When we think of textual production today, it seems innocuous. We go to the store and buy our book or movie; sometimes we may think of how it was produced and imagine great printing presses mass-producing innumerable pages with thousands of gallons of black ink, or we may briefly glean a clean high-tech factory in China rolling out tens-of-thousands of shiny new Blu-Ray discs. But for the most part we do not think of textual production because the reason for thinking about production never penetrates into how our labor is exploited; textual production is not our field and so we regulate it to the back of our minds, content to let those whose job directly concerns production to deal with the nuance of production.

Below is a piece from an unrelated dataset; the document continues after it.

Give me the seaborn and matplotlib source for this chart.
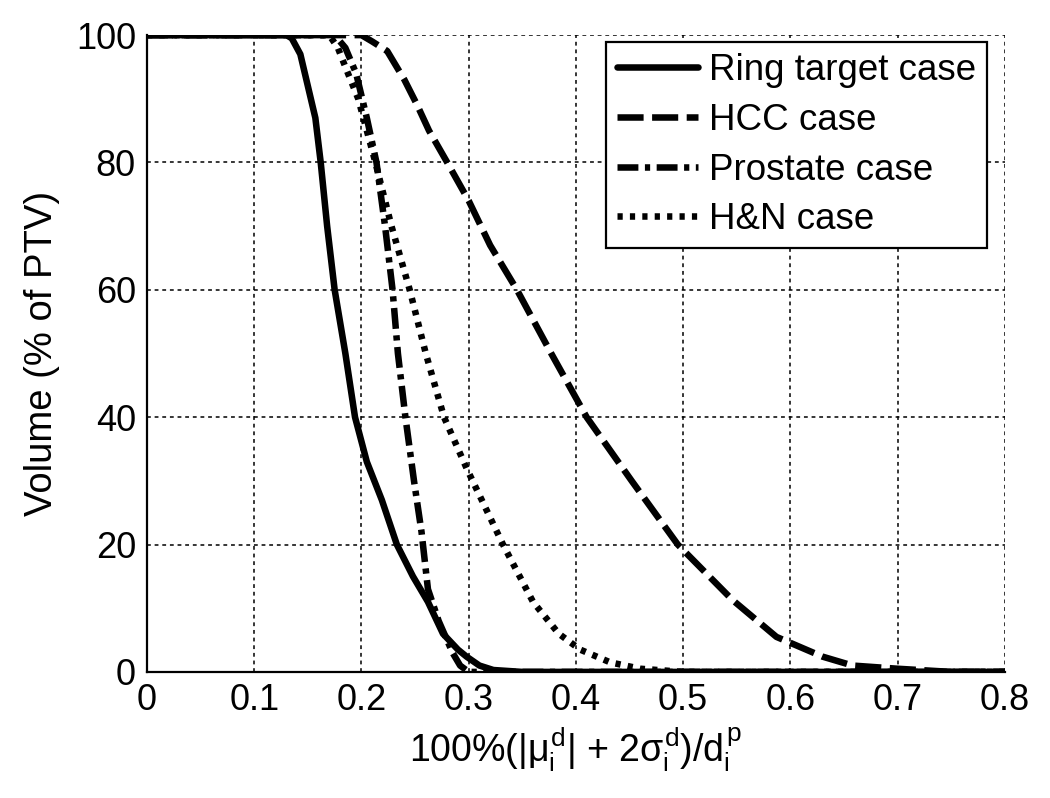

However, our medieval ancestors did not have this ability to shun production. Back during a time when technology was limited to the oxen-drawn plow and perhaps some handy infrastructural contraptions (windmills, castles, moats, depending on the time period), to produce a writing text was an arduous affair. Yet it was an affair which was vital to the spirituality of the community and necessary to transmit its cultural legacy.
Before the 14th century, when hand-made paper began to be made in large quantities, thus allowing for an expanded reading audience, the traditional material used to record information was specially made animal skins. Since, as Elaine Treharne remarks, many texts in this period were either of a legal or religious nature, these skins– the documents written on the skins to be more accurate– produced in what was called a ‘scriptoria’ (24, Medieval Literature: A Very Short Introduction). Essentially, a scriptorium was a place where religious scribes copied sermons in what was probably the closest that epoch got to an assembly line.
Needless to say, this was a laborious affair; you can imagine copying down page after page of sermon, by hand, using an ink-feather pen and well as a writing system, with little light to work by, and sympathize with those overworked scribes who worked themselves to the bone in the belief that they were doing God’s work.
Since conversion to Christianity was often the cornerstone of this copying, it is unsurprising that texts would be produced in fashions other than parchment and skins. Enter, the Franks Casket and the Ruthwell Cross.
Each of these artifacts displays a high level of literacy and act as testaments to artistic creation. The Franks Casket, an eighth-century whalebone casket, has “runic and roman letters carved around the panels in a mixture of Old English and Latin show the richness, multilingualism, and complexity of this early literary culture” (7). Because it was not discovered until the 19th century, and because we know that a text may be a reproduction of an earlier mother text, it is possible that this casket was part of a larger tradition in burials and art; the Ruthwell Cross, a large preaching cross which depicts the story of Christ, combines both artwork and poetry to inspire. Emblazoned with the poem “The Dream of the Rood,” which tells of Jesus’s crucifixion and resurrection, what the reader witnesses is “the combination of image and word, Germanic rune and Christian subject, anonymous authors and artists, public communal text and demand for personal contemplation” (7). Each artifact reminds the onlooker that textual production was not merely regulated to scraps of hide or paper, but life itself and any material capable of transmitting a message.
Of course, the transmission of these messages can sometimes be hard to decode. Not the least bit because of the availability of translation and language learning guides left behind by our ancestors, but because also of our inability to know when a text was originally composed. Since many classic texts that we know today were only carried on through the ages as oral legends, recited by bards and other performers, when they were copied on paper at different historical conjunctures, it would fall to the learned scribe of the moment to edit and translate to the best of his abilities; this means, for us, taking into account the lingual conventions of the period, the training that the scribe may have had and what literary theoretical framework he may have ascribed toward, and how its performance effected its translation into text and how each subsequent translation would differ from the next translation, how over time each translation would sediment into a textual history which future readers (i.e., you and I) may have missed due to either mere educational difference or lost knowledge (textual translations, for example, being destroyed in times of conflict or pillaged and lost to time). So, when researching the origins of textual production, it is vital to remember that often times a text may, in fact, have earlier origins than we currently know and that new and exciting research is always taking place to understand and master the history of literature.